Голова его, между тем, наполняется мечтами об университете, о литературной славе, и вместе с тем он страстно привязывается к учителю немецкого языка Ивану Максимовичу Сладкопевцеву. Привязанность эта, имевшая, конечно, реальные основания в виде благотворного влияния Сладкопевцева на развитие юноши, тем не менее носила вполне романтический характер, соединяясь с той безотчетной влюбчивостью в своих любимых наставников, какую нередко испытывают 17-летние мальчики. Так, Добролюбов, еще не видав Сладкопевцева, успел уже заочно влюбиться в него по одним слухам, распространивши свое обожание даже на внешность предмета любви.
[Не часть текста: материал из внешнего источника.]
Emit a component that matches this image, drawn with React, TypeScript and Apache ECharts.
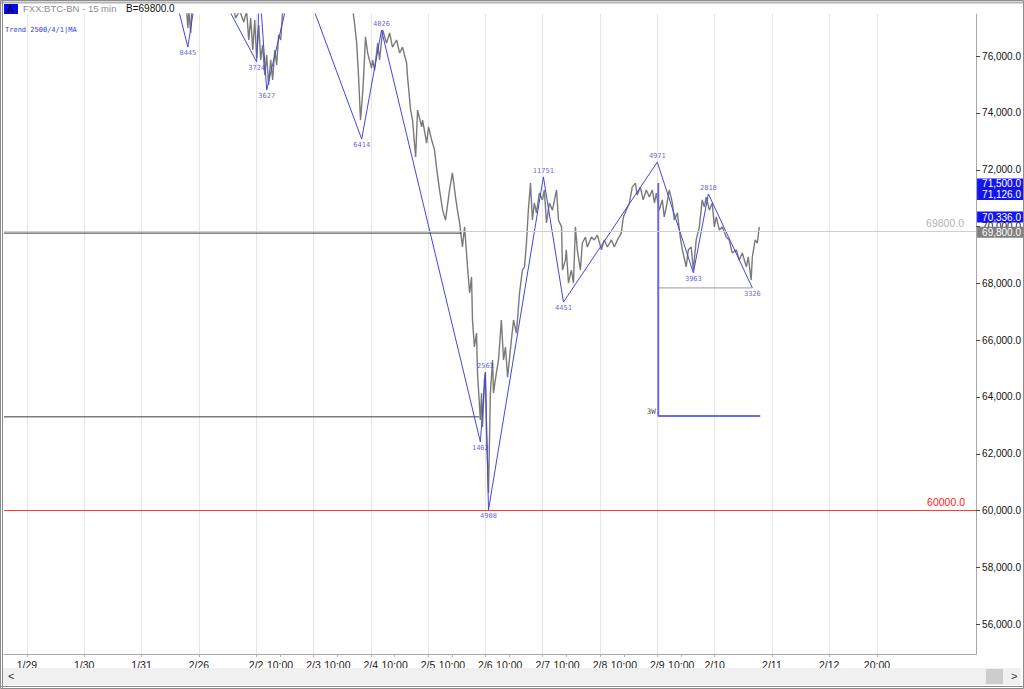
import React, { useEffect, useRef } from 'react';
import * as echarts from 'echarts';

// ---- axes ----
const xMin = -9.6; // hours from 1/29 00:00
const xMax = 397.5;
const yMin = 54950;
const yMax = 77485;
const xLabelHours = [0, 24, 48, 72, 96, 106, 120, 130, 144, 154, 168, 178, 192, 202, 216, 226, 240, 250, 264, 274, 288, 312, 336, 356];
const xLabelTexts = ['1/29', '1/30', '1/31', '2/26', '2/2', '10:00', '2/3', '10:00', '2/4', '10:00', '2/5', '10:00', '2/6', '10:00', '2/7', '10:00', '2/8', '10:00', '2/9', '10:00', '2/10', '2/11', '2/12', '20:00'];
const xGridHours = [0, 24, 48, 72, 96, 120, 144, 168, 192, 216, 240, 264, 288, 312, 336, 356];
const yTickValues = [56000, 58000, 60000, 62000, 64000, 66000, 68000, 70000, 72000, 74000, 76000];

// ---- 15-min price trace (highs/lows) ----
const priceHours = [
  66.5, 67.4, 67.8, 68.6, 69.0, 69.9,
  85.8, 87.4, 89.1, 90.8, 92.0, 92.9, 93.7, 94.6, 95.4, 96.2, 97.1, 97.9, 98.7, 99.6, 100.4, 101.2, 102.1, 102.9, 103.8, 104.6, 105.4, 106.3, 107.1, 107.9,
  136.4, 136.8, 137.2, 138.1, 138.9, 139.7, 140.6, 141.0, 141.8, 142.7, 144.3, 144.8, 145.6, 146.9, 147.7, 149.0, 150.6, 151.9, 153.1, 154.8, 156.1, 157.3, 159.0, 159.4,
  160.7, 161.5, 162.8, 163.6, 165.3, 165.7, 167.4, 168.2, 169.5, 170.7, 171.5, 172.8, 174.1, 175.3, 177.0, 178.2, 179.5, 180.3, 181.2, 182.4, 183.3, 184.1, 184.5,
  185.4, 186.2, 186.6, 187.4, 188.3, 188.7, 189.9, 190.4, 190.8, 191.6, 192.0, 192.5, 193.3, 194.1, 195.0, 195.4, 196.6, 197.5, 198.7, 199.6, 200.4, 201.3,
  202.9, 203.8, 205.0, 206.3, 207.5, 208.4, 209.2, 210.0, 210.9, 211.7, 212.5, 213.4, 214.6, 215.9, 216.7, 217.6, 218.8, 220.1, 221.8, 222.6, 223.9, 224.3,
  225.5, 225.9, 226.8, 228.0, 228.9, 229.7, 230.5, 231.8, 232.6, 233.9, 234.7, 236.4, 237.6, 238.9, 240.6, 241.8, 243.1, 244.8, 246.0, 247.3, 248.9, 249.8,
  251.0, 252.3, 253.5, 254.8, 255.6, 256.9, 258.1, 259.4, 260.7, 261.9, 262.8, 263.6, 264.8, 266.1, 266.9, 267.8, 269.0, 270.3, 271.1, 272.4, 273.6, 274.5,
  276.1, 277.0, 278.2, 279.1, 280.3, 281.6, 282.8, 283.7, 284.5, 285.8, 287.0, 287.9, 288.7, 290.0, 291.2, 292.9, 294.1, 295.4, 297.1, 298.3, 299.6, 301.3,
  302.1, 303.3, 303.8, 305.0, 305.9, 306.7,
];
const priceValues = [
  78000, 76990, 77600, 76820, 77600, 78000,
  78000, 77340, 77600, 77200, 77600, 76570, 77340, 76220, 77270, 75940, 77100, 75870, 76390, 75340, 76040, 74990, 75870, 75160, 76220, 75690, 76750, 76570, 77600, 78000,
  78000, 77410, 77170, 76460, 75270, 73750, 74700, 75270, 76680, 76110, 75580, 75870, 75510, 76460, 75870, 76920, 76460, 76820, 76320, 76570, 76110, 76320, 75760, 75270,
  74100, 73750, 72450, 74100, 73510, 73750, 72940, 73510, 73050, 72700, 72100, 71290, 70580, 70230, 71290, 71890, 71040, 70580, 70130, 69280, 69990, 69070, 68580,
  67660, 68220, 66710, 65760, 66250, 64850, 63190, 64140, 62940, 64600, 64850, 62730, 60620, 64140, 65300, 64140, 64850, 65300, 66710, 65300, 65760, 64700,
  66010, 66710, 66250, 67660, 68470, 68580, 69420, 70580, 71530, 70230, 70830, 70480, 71180, 70940, 71290, 70130, 70830, 70580, 71290, 70230, 69990, 68470,
  68820, 69180, 68010, 68470, 68010, 69990, 69180, 68470, 69420, 69630, 69280, 69630, 69530, 69700, 69180, 69530, 69280, 69530, 69280, 69530, 69770, 70340,
  70580, 70830, 71390, 71530, 71110, 71390, 70940, 71290, 71040, 71290, 70830, 71180, 70580, 70940, 70340, 70690, 71290, 70830, 70230, 70480, 69630, 69180,
  68580, 69180, 69280, 68470, 69530, 69990, 70940, 70690, 71040, 70580, 70830, 69990, 70340, 69880, 69990, 69630, 69530, 69070, 69180, 68820, 69070, 68580,
  68930, 68120, 68930, 69530, 69420, 69990,
];

// ---- zigzag trend (Trend 2500/4/1) ----
const zigHours = [63.0, 67.4, 73.1, 96.2, 97.5, 100.4, 112.9, 140.2, 148.5, 189.9, 192.0, 193.3, 216.3, 224.7, 264.0, 279.1, 285.4, 303.8];
const zigPrices = [77800, 76320, 79450, 75800, 78380, 74810, 79280, 73080, 76920, 62420, 64880, 60020, 71750, 67340, 72270, 68370, 71150, 67840];
const zigLabels = ['', '8445', '', '3724', '', '3627', '', '6414', '4026', '1462', '2563', '4908', '11751', '4451', '4971', '3963', '2818', '3326'];
const zigIsHigh = [false, false, true, false, true, false, true, false, true, false, true, false, true, false, true, false, true, false];

// ---- horizontal levels ----
const levelUpper = 69770; // dark line, left part
const levelUpperEnd = 182.0;
const levelLower = 63300; // dark line, left part
const levelLowerEnd = 189.5;
const lastPriceLine = 69830;
const redLevel = 60000;
const baseLevel = 67840;
const baseFrom = 264.0;
const baseTo = 303.8;
const wTime = 264.4;
const wTop = 71530;
const wBottom = 63330;
const wEnd = 307.1;

// ---- price markers on the axis ----
const markerValues = [71500, 71126, 70336, 69800];
const markerTexts = ['71,500.0', '71,126.0', '70,336.0', '69,800.0'];
const markerColors = ['#1414f0', '#1414f0', '#1414f0', '#808080'];

const SANS = '"Liberation Sans", Arial, Helvetica, sans-serif';
const MONO = '"DejaVu Sans Mono", "Liberation Mono", monospace';

function fmtPrice(v: number) {
  const th = Math.floor(v / 1000);
  const rest = String(Math.round(v % 1000)).padStart(3, '0');
  return `${th},${rest}.0`;
}

export default function App() {
  const ref = useRef<HTMLDivElement>(null);

  useEffect(() => {
    if (!ref.current) return;
    const chart = echarts.init(ref.current, undefined, { renderer: 'svg' });

    const priceData = priceHours.map((h, i) => [h, priceValues[i]]);
    const zigData = zigHours.map((h, i) => [h, zigPrices[i]]);
    const pivotLabels = zigHours
      .map((h, i) => ({
        name: zigLabels[i],
        value: [h, zigPrices[i]],
        label: { position: zigIsHigh[i] ? 'top' : 'bottom', distance: 2 },
      }))
      .filter((d) => d.name !== '');

    const labelMap: Record<string, string> = {};
    xLabelHours.forEach((h, i) => (labelMap[String(h)] = xLabelTexts[i]));

    const hLine = (name: string, pts: number[][], color: string, width = 1) => ({
      name,
      type: 'line',
      data: pts,
      showSymbol: false,
      symbol: 'none',
      silent: true,
      lineStyle: { color, width },
      z: 3,
    });

    const markLineData: any[] = [
      {
        yAxis: lastPriceLine,
        lineStyle: { color: '#cfcfcf', width: 1, type: 'solid' },
        label: {
          show: true,
          position: 'insideEndTop',
          formatter: '69800.0',
          color: '#b4b4b4',
          fontSize: 10.5,
          fontFamily: SANS,
          distance: [12, 3],
        },
      },
      {
        yAxis: redLevel,
        lineStyle: { color: '#ff3a3a', width: 1, type: 'solid' },
        label: {
          show: true,
          position: 'insideEndTop',
          formatter: '60000.0',
          color: '#ff1a1a',
          fontSize: 10.5,
          fontFamily: SANS,
          distance: [11, 3],
        },
      },
      ...markerValues.map((v, i) => ({
        yAxis: v,
        lineStyle: { color: 'rgba(255,255,255,0)', width: 1, type: 'solid', opacity: 1 },
        label: {
          show: true,
          position: 'end',
          distance: 1,
          formatter: markerTexts[i],
          color: '#ffffff',
          backgroundColor: markerColors[i],
          fontSize: 10,
          lineHeight: 11,
          fontFamily: SANS,
          padding: [0, 3, 0, 5],
          opacity: 1,
        },
      })),
    ];

    const option: any = {
      animation: false,
      backgroundColor: '#ffffff',
      grid: { left: 4, right: 47, top: 14, bottom: 35, containLabel: false },
      xAxis: [
        {
          type: 'value',
          min: xMin,
          max: xMax,
          position: 'bottom',
          axisLine: { show: true, onZero: false, lineStyle: { color: '#a8a8a8' } },
          axisTick: { show: true, customValues: xLabelHours, length: 3, lineStyle: { color: '#b0b0b0' } },
          axisLabel: {
            customValues: xLabelHours,
            formatter: (v: number) => labelMap[String(v)] ?? '',
            color: '#222',
            fontSize: 10.5,
            fontFamily: SANS,
            margin: 5,
          },
          splitLine: { show: false },
        },
        {
          type: 'value',
          min: xMin,
          max: xMax,
          position: 'bottom',
          axisLine: { show: false },
          axisTick: { show: false, customValues: xGridHours },
          axisLabel: { show: false, customValues: xGridHours },
          splitLine: { show: true, lineStyle: { color: '#e6e6e6', width: 1 } },
        },
      ],
      yAxis: {
        type: 'value',
        position: 'right',
        min: yMin,
        max: yMax,
        axisLine: { show: true, onZero: false, lineStyle: { color: '#a8a8a8' } },
        axisTick: { show: true, customValues: yTickValues, length: 4, lineStyle: { color: '#444' } },
        axisLabel: {
          customValues: yTickValues,
          formatter: (v: number) => fmtPrice(v),
          color: '#111',
          fontSize: 10,
          fontFamily: SANS,
          margin: 6,
        },
        splitLine: { show: false },
      },
      series: [
        {
          name: 'price',
          type: 'line',
          data: priceData,
          showSymbol: false,
          symbol: 'none',
          silent: true,
          clip: true,
          lineStyle: { color: '#7a7a7a', width: 1.4 },
          z: 2,
          markLine: {
            silent: true,
            symbol: ['none', 'none'],
            animation: false,
            z: 10,
            data: markLineData,
          },
        },
        hLine('upper level', [[xMin, levelUpper], [levelUpperEnd, levelUpper]], '#3a3a3a'),
        hLine('lower level', [[xMin, levelLower], [levelLowerEnd, levelLower]], '#3a3a3a'),
        hLine('base', [[baseFrom, baseLevel], [baseTo, baseLevel]], '#9a9a9a'),
        {
          name: 'zigzag',
          type: 'line',
          data: zigData,
          showSymbol: false,
          symbol: 'none',
          silent: true,
          clip: true,
          lineStyle: { color: '#4646dc', width: 1 },
          z: 4,
        },
        {
          name: '3W',
          type: 'line',
          data: [[wTime, wTop], [wTime, wBottom], [wEnd, wBottom]],
          showSymbol: false,
          symbol: 'none',
          silent: true,
          lineStyle: { color: '#6b6bf0', width: 2 },
          z: 4,
        },
        {
          name: 'pivots',
          type: 'scatter',
          data: pivotLabels,
          symbolSize: 1,
          itemStyle: { color: 'rgba(0,0,0,0)' },
          silent: true,
          z: 5,
          label: {
            show: true,
            formatter: '{b}',
            color: '#3a3ad8',
            fontSize: 7,
            fontFamily: MONO,
          },
        },
        {
          name: '3W label',
          type: 'scatter',
          data: [{ name: '3W', value: [wTime, wBottom] }],
          symbolSize: 1,
          itemStyle: { color: 'rgba(0,0,0,0)' },
          silent: true,
          z: 5,
          label: {
            show: true,
            formatter: '{b}',
            position: 'left',
            distance: 2,
            offset: [0, -5],
            color: '#222',
            fontSize: 7.5,
            fontFamily: MONO,
          },
        },
      ],
      graphic: [
        // top strip
        { type: 'line', shape: { x1: 0, y1: 2.5, x2: 1024, y2: 2.5 }, style: { stroke: '#b4b4b4', lineWidth: 2 }, z: 50, silent: true },
        // header
        { type: 'rect', shape: { x: 4, y: 4, width: 14, height: 10 }, style: { fill: '#0a0ae6' }, z: 50, silent: true },
        { type: 'text', x: 7, y: 4, style: { text: 'A', fill: '#00004a', font: `10px ${SANS}` }, z: 51, silent: true },
        { type: 'text', x: 23, y: 3, style: { text: 'FXX:BTC-BN - 15 min', fill: '#8c8c8c', font: `9.5px ${SANS}` }, z: 50, silent: true },
        { type: 'text', x: 126, y: 3, style: { text: 'B=69800.0', fill: '#111', font: `10px ${SANS}` }, z: 50, silent: true },
        { type: 'text', x: 5, y: 26, style: { text: 'Trend 2500/4/1|MA', fill: '#3a3ad8', font: `7px ${MONO}` }, z: 50, silent: true },
        // scrollbar
        { type: 'rect', shape: { x: 3, y: 668, width: 1018, height: 17 }, style: { fill: '#f0f0f0' }, z: 50, silent: true },
        { type: 'rect', shape: { x: 986, y: 669, width: 17, height: 15 }, style: { fill: '#cdcdcd' }, z: 51, silent: true },
        { type: 'text', x: 8, y: 670, style: { text: '<', fill: '#333', font: `11px ${SANS}` }, z: 51, silent: true },
        { type: 'text', x: 1011, y: 670, style: { text: '>', fill: '#333', font: `11px ${SANS}` }, z: 51, silent: true },
        // frame
        { type: 'rect', shape: { x: 0.5, y: 0.5, width: 1023, height: 688 }, style: { fill: 'none', stroke: '#8c8c8c', lineWidth: 1 }, z: 60, silent: true },
        { type: 'line', shape: { x1: 2.5, y1: 0, x2: 2.5, y2: 689 }, style: { stroke: '#8c8c8c', lineWidth: 1 }, z: 60, silent: true },
        { type: 'line', shape: { x1: 0, y1: 686.5, x2: 1024, y2: 686.5 }, style: { stroke: '#8c8c8c', lineWidth: 1 }, z: 60, silent: true },
      ],
    };

    chart.setOption(option);
    return () => chart.dispose();
  }, []);

  return (
    <div
      ref={ref}
      style={{ position: 'fixed', left: 0, top: 0, width: 1024, height: 689, background: '#fff' }}
    />
  );
}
«Смутно я постигал что-то прекрасное, – говорит он в письмах Сладкопевцеву, – в этом соединении понятия: брюнет, из петербургской академии, молодой, благородный и умный… Не говоря уже об уме и благородстве, надо заметить, что я особенно люблю брюнетов, уважаю петербургскую академию и молодых профессоров предпочитаю старым. Я с нетерпением ждал минуты, когда увижу вас, и во все это время я чувствовал что-то особенное… Чего ищешь, то обыкновенно скоро находишь; на следующий же день я с полчаса прогуливался по нижнему коридору и дождался-таки вас. Правду сказать, при моей близорукости я не мог хорошо рассмотреть вашей физиономии; но и один беглый взгляд на вас достаточен был, чтобы произвести во мне самое выгодное впечатление. Я люблю эти гордые, энергические физиономии, в которых выражается столько отваги, ума, мужества. Признаюсь, я несколько ошибся, когда признавал вас существом гордым и недоступным; но это было тогда полезно мне тем, что я стал с того времени считать вас чем-то высшим, неприступным, перед чем я должен только благоговеть и смиренно посматривать вслед, жалея, что не могу взглянуть прямо в глаза».